しかし、これまでよりも狭いが深い信頼関係を築き、わたしにとって大切な人たちと真正面から向き合えるようになるのではないかと思う。

『自分の意志』をもつ生き方によって、”わたしの思う本当の意味での優しさ“をみつけることができるのではないかと思う。



書いている途中、”夢“から”人間関係“へと話がずれていったように思ったが、そうではなかった。

わたしが夢を持つことができるのは、“人の役に立ちたい”と想うからであり、夢を持ち、実現するかどうかわからない夢の過程のなかで、人の役に立てるようどのように関わり行動するかが、わたしにとって夢を実現することよりも大切なことだと思った。

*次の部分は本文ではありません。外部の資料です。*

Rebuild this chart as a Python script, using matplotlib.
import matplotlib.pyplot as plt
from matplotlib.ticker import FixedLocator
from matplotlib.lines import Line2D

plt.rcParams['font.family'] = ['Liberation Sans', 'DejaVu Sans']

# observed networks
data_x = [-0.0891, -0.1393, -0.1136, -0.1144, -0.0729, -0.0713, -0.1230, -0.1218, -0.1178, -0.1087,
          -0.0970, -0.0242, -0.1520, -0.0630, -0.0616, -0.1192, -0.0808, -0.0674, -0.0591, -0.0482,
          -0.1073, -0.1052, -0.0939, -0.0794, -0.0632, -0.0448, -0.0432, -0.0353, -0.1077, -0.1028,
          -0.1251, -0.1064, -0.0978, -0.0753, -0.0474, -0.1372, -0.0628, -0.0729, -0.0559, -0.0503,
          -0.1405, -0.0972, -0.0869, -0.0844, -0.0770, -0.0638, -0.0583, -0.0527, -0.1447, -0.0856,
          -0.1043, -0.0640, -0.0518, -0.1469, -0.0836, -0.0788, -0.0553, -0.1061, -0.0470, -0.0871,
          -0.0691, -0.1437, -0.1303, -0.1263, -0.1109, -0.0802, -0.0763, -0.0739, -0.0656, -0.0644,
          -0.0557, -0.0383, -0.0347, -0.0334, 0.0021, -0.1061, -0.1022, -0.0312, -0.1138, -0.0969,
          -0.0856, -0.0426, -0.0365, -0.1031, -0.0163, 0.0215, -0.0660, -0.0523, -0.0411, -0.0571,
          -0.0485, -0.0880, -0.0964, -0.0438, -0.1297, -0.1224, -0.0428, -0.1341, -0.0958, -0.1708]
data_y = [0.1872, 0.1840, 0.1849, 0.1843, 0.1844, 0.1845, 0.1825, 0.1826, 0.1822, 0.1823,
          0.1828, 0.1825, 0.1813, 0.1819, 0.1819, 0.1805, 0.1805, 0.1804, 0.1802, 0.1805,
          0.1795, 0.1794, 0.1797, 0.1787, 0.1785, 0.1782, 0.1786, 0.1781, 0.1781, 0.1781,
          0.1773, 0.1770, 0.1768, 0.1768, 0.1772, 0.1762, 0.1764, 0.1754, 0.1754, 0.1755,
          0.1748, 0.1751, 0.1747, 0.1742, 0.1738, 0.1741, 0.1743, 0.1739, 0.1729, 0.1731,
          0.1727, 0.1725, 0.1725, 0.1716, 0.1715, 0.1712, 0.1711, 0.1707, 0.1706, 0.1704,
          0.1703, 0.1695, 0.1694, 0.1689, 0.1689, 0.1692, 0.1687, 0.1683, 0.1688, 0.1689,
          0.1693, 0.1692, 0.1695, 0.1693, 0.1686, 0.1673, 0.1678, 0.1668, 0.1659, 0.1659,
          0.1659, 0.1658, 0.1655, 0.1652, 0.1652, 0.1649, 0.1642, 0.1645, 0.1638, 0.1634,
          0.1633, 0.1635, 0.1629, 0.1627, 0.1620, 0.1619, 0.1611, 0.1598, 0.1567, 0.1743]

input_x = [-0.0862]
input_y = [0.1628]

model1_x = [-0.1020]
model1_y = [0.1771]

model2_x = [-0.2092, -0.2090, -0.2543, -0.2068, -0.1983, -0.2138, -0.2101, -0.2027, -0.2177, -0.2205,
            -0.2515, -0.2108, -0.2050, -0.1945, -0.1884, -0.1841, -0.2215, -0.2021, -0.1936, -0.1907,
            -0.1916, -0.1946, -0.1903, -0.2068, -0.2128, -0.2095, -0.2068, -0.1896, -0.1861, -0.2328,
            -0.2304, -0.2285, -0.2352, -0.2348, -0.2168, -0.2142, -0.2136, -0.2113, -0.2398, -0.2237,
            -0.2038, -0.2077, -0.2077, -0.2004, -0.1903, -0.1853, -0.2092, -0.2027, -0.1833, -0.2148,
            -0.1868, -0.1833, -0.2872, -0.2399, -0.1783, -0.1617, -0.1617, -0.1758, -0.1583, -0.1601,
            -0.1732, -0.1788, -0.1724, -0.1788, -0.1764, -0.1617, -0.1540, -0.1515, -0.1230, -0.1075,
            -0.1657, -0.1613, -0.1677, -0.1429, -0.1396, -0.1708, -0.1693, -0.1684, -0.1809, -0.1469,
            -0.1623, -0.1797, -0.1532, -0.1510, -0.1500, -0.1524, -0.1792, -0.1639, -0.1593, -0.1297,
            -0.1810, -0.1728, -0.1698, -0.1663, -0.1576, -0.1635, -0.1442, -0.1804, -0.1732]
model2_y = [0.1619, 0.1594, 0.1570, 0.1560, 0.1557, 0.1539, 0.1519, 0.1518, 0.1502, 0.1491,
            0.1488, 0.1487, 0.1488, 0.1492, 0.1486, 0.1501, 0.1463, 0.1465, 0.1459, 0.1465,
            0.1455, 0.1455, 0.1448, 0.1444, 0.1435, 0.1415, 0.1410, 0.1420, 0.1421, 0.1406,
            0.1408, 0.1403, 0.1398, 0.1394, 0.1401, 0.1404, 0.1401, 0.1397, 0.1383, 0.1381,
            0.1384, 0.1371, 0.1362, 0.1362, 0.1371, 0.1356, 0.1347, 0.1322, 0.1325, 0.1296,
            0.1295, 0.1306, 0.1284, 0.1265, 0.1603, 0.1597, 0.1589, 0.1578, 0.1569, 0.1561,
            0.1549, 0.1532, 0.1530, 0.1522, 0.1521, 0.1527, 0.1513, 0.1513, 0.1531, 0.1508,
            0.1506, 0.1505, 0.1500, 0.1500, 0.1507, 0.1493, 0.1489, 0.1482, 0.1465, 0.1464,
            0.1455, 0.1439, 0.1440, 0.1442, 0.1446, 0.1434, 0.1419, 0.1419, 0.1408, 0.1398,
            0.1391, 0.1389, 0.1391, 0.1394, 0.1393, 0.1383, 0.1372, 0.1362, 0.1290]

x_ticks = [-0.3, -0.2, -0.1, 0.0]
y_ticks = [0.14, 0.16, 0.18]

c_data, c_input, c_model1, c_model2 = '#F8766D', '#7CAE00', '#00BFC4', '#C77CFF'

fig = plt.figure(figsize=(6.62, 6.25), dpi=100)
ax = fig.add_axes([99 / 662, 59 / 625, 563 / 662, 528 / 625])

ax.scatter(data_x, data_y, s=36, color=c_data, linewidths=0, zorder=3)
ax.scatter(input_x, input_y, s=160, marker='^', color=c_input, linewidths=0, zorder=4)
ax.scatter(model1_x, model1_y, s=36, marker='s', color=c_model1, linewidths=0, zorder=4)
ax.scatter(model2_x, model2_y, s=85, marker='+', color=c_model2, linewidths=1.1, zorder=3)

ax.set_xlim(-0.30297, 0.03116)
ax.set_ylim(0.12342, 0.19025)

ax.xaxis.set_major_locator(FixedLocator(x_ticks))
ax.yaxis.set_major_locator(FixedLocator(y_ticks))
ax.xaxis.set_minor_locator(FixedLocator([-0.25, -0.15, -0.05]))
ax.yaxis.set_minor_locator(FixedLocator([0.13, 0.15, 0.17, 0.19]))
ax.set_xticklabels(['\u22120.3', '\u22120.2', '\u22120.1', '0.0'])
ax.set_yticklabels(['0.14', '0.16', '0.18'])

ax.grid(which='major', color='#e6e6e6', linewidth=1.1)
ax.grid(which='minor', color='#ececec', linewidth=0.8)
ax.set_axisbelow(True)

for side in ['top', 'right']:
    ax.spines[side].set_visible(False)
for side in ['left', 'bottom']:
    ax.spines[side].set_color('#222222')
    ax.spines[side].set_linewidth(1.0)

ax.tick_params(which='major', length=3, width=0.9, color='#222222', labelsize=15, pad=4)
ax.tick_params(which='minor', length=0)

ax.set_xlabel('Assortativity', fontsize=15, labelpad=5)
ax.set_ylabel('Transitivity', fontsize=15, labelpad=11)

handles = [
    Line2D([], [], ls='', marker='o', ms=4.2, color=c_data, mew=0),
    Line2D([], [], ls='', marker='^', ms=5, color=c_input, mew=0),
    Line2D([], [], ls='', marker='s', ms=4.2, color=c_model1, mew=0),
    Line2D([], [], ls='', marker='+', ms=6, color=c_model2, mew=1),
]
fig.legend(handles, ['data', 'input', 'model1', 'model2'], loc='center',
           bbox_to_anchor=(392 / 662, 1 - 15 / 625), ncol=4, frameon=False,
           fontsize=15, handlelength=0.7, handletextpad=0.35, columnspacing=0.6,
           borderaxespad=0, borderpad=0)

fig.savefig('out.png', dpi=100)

「ハリー、自分が本当に何者かを示すのは、持っている能力ではなく、自分がどのような選択をするかということなんじゃよ。 (ダンブルドア先生)」





思い描いた『夢』が必ず実現するわけではない。

しかし、『偽善者』や『八方美人』ではなく、人から嫌われることもあるが、”わたしの思う本当の意味での優しさ“によって、“人の役に立ちたい”という、『想い』を大切にしていける生き方ができるように。



これが、わたしが保育園のときに発表した”夢のつづき“である。









_______あの夢のつづきを___________________。